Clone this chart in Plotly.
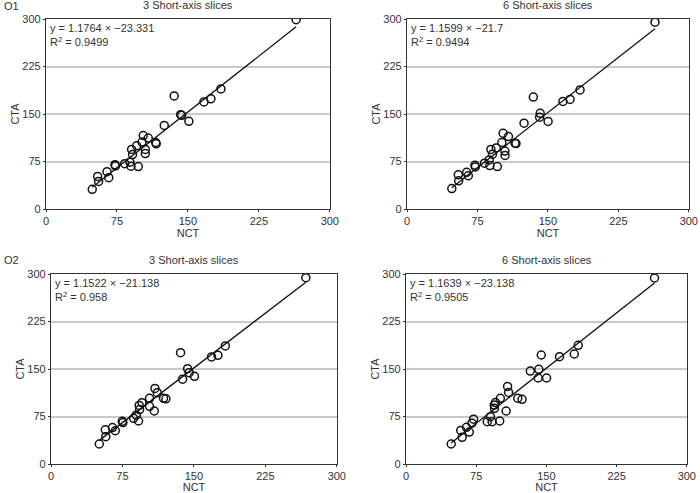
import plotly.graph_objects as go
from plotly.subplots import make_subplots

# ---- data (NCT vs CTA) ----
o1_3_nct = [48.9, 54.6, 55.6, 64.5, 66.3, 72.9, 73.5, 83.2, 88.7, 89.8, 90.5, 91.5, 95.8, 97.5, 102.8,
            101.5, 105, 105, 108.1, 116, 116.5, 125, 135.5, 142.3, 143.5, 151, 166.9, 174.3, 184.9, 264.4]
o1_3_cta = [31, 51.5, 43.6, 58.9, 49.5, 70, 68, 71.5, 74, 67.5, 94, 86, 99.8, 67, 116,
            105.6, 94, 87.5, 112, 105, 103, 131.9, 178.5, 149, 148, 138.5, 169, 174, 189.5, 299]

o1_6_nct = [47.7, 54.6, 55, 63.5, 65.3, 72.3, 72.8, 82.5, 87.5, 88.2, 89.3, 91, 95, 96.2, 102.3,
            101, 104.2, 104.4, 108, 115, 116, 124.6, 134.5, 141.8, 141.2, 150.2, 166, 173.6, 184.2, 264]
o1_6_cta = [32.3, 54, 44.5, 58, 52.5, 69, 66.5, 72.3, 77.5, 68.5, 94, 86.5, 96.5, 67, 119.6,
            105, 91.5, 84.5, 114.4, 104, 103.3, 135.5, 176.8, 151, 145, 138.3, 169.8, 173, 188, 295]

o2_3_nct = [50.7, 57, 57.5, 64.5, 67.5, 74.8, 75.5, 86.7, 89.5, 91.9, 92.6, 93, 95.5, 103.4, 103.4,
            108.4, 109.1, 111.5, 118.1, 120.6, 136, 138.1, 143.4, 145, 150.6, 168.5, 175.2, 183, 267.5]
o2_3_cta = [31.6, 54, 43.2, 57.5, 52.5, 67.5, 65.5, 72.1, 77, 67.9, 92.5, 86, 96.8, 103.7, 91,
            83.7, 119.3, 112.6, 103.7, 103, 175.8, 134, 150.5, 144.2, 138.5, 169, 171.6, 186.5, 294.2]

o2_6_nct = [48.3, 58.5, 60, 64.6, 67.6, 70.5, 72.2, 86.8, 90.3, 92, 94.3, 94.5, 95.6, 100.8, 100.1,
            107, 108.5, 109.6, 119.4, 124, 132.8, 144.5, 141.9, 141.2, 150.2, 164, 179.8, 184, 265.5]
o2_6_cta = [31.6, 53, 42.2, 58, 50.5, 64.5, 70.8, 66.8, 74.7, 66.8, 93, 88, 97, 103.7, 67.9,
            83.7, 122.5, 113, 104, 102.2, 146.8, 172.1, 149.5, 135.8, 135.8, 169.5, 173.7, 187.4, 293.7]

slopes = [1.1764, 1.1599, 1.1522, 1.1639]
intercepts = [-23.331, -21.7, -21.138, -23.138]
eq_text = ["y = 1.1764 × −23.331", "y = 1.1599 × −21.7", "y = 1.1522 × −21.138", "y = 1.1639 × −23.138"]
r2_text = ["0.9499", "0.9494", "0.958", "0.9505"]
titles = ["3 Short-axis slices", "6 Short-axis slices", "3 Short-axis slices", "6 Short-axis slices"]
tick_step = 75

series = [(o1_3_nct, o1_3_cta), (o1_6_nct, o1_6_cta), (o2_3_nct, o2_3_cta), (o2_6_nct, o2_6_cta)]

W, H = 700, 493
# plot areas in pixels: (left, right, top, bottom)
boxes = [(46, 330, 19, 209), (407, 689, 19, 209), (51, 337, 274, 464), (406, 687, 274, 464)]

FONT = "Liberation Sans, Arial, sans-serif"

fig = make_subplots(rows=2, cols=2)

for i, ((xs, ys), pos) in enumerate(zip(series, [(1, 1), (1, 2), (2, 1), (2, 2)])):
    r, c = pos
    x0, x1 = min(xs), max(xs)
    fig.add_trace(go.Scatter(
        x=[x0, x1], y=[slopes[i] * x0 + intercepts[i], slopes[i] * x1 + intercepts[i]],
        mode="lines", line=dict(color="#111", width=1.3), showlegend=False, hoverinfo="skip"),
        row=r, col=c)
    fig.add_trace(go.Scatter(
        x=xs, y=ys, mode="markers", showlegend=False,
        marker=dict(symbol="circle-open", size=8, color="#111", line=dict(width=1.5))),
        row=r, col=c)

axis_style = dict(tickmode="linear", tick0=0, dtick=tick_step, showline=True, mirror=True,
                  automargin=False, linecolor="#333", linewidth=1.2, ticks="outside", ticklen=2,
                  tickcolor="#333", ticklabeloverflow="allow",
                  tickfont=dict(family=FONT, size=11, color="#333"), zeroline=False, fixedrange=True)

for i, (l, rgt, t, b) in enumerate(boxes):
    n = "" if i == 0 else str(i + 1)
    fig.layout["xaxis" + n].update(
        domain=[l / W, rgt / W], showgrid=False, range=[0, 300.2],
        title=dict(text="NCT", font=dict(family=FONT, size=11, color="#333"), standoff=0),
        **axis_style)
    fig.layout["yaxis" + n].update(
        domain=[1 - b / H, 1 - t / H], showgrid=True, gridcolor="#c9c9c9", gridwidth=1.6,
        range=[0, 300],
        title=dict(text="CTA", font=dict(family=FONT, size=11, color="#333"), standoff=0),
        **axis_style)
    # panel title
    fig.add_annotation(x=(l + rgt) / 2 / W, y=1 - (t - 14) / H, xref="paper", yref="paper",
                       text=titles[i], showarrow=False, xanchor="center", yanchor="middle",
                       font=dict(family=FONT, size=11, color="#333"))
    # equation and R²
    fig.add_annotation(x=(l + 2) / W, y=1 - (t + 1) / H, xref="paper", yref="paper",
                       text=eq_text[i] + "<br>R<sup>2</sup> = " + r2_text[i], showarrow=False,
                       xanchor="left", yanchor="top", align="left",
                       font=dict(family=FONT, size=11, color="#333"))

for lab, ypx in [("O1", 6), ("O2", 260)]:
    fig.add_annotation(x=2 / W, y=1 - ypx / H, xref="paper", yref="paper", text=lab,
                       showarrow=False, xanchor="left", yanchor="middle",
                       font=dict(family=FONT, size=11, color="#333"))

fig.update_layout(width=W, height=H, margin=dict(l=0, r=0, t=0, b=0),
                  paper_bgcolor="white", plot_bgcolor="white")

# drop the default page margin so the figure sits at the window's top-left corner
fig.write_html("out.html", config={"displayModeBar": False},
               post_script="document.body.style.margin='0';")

○ ○ ○ ○

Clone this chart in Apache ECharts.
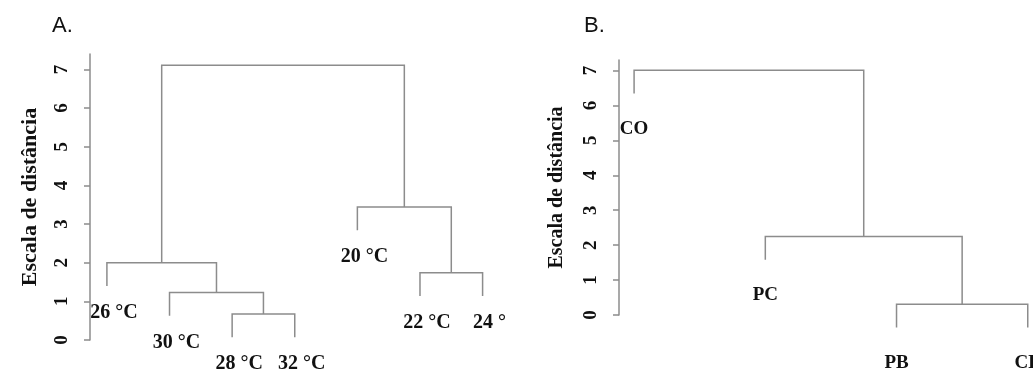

○ ○ ○ ○

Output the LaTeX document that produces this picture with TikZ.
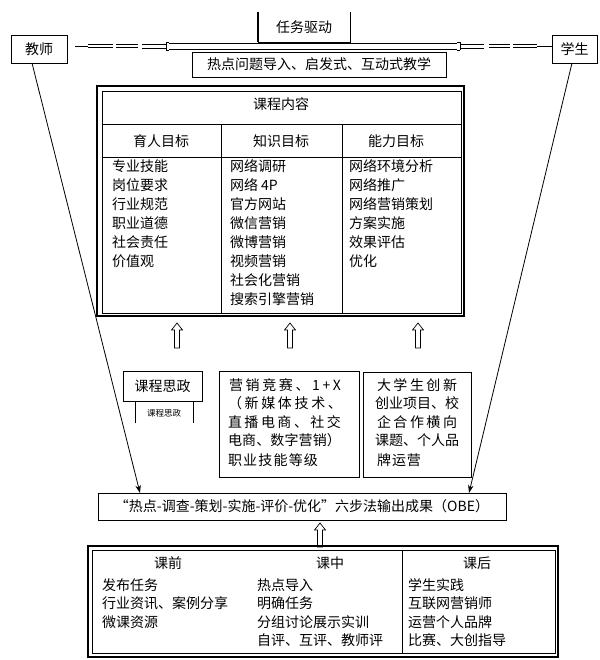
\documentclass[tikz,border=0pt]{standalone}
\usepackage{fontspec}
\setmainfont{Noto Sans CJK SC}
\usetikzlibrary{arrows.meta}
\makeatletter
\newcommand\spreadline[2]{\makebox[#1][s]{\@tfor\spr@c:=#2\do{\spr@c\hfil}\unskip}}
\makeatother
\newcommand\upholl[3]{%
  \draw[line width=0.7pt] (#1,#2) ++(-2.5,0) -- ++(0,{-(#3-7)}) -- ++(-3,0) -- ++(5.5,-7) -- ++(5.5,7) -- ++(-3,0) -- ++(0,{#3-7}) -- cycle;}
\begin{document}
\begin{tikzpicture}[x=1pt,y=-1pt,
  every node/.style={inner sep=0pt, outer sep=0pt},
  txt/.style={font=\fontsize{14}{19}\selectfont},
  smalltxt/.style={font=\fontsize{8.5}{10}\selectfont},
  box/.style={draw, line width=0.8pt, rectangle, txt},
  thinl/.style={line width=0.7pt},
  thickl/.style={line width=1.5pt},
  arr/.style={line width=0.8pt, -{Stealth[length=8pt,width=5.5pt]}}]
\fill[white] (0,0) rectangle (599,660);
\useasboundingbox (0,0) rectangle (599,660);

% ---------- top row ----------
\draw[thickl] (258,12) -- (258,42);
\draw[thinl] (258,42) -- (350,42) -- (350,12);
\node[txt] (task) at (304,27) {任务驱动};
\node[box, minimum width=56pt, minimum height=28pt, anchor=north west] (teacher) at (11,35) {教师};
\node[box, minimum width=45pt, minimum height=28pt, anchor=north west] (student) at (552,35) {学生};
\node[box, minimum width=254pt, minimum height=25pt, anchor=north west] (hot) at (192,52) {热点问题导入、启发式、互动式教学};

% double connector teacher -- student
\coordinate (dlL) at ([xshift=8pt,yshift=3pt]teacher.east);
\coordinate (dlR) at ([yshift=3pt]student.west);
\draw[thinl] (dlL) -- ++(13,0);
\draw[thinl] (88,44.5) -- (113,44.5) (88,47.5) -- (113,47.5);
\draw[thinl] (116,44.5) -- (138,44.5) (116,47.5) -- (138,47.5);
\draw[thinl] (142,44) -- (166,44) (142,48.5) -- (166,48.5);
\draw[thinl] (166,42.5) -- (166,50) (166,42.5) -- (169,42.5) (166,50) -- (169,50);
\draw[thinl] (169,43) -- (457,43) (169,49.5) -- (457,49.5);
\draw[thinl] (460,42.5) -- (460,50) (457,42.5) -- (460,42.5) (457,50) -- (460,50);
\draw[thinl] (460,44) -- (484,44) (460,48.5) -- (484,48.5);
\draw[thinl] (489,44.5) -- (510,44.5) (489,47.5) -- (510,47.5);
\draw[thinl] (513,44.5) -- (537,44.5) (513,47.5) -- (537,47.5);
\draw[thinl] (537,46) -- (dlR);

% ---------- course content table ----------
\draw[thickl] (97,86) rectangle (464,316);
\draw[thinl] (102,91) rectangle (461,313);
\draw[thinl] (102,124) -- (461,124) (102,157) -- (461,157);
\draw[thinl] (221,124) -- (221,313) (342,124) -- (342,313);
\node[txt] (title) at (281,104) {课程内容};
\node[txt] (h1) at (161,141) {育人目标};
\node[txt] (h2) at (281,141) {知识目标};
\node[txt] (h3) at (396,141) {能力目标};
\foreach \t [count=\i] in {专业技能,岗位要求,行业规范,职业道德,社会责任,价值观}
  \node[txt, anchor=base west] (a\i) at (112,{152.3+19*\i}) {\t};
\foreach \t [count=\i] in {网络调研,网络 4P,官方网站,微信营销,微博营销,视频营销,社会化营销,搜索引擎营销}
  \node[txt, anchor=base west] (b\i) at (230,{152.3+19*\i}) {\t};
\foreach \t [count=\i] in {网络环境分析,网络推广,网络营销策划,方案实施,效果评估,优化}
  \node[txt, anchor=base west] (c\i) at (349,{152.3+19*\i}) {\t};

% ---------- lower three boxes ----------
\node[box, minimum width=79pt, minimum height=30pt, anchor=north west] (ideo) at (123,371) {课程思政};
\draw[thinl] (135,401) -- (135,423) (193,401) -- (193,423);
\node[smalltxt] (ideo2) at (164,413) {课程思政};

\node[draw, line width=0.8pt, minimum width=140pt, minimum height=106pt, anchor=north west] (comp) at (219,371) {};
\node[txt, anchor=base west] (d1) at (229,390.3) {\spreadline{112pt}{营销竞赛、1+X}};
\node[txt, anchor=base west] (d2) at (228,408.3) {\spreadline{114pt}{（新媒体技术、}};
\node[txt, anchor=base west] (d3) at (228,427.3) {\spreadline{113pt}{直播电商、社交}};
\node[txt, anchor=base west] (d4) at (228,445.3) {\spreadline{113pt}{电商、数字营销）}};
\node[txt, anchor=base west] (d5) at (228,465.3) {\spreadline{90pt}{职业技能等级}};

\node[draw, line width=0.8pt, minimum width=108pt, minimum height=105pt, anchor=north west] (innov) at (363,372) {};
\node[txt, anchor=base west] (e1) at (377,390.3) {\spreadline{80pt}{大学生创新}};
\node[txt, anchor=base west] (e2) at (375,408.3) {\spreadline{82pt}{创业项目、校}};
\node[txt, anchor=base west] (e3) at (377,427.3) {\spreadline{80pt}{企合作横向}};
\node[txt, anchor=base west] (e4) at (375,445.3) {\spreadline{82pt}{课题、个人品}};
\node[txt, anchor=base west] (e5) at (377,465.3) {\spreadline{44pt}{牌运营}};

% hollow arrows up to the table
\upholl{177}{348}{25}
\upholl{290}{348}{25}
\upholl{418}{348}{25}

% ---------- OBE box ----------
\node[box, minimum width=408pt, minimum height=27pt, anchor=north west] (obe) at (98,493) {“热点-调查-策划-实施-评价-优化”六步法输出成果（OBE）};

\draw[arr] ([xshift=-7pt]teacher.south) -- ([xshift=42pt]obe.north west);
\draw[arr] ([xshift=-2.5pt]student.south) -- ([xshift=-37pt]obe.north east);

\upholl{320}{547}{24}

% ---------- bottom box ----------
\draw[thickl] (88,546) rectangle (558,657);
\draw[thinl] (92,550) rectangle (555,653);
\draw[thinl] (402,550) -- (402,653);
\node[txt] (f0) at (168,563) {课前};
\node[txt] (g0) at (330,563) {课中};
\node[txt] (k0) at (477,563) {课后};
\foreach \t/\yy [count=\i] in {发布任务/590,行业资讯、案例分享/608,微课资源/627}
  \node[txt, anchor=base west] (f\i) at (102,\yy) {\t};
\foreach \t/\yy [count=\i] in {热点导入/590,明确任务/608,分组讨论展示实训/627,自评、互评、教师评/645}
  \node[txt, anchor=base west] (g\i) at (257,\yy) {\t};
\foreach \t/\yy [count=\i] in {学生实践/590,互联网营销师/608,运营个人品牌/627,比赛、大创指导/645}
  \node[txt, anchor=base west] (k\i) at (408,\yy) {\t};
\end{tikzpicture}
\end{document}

○ ○ ○ ○

**INSTRUCTIONS FOR THE TASK:** Pictures do not belong in the copy. Reproduce exactly the lines from the one with "Clone this chart in Plotly." to the one with "174, 189.5, 299]", both lines included.

**PROBLEM SOLUTION:**
Clone this chart in Plotly.
import plotly.graph_objects as go
from plotly.subplots import make_subplots

# ---- data (NCT vs CTA) ----
o1_3_nct = [48.9, 54.6, 55.6, 64.5, 66.3, 72.9, 73.5, 83.2, 88.7, 89.8, 90.5, 91.5, 95.8, 97.5, 102.8,
            101.5, 105, 105, 108.1, 116, 116.5, 125, 135.5, 142.3, 143.5, 151, 166.9, 174.3, 184.9, 264.4]
o1_3_cta = [31, 51.5, 43.6, 58.9, 49.5, 70, 68, 71.5, 74, 67.5, 94, 86, 99.8, 67, 116,
            105.6, 94, 87.5, 112, 105, 103, 131.9, 178.5, 149, 148, 138.5, 169, 174, 189.5, 299]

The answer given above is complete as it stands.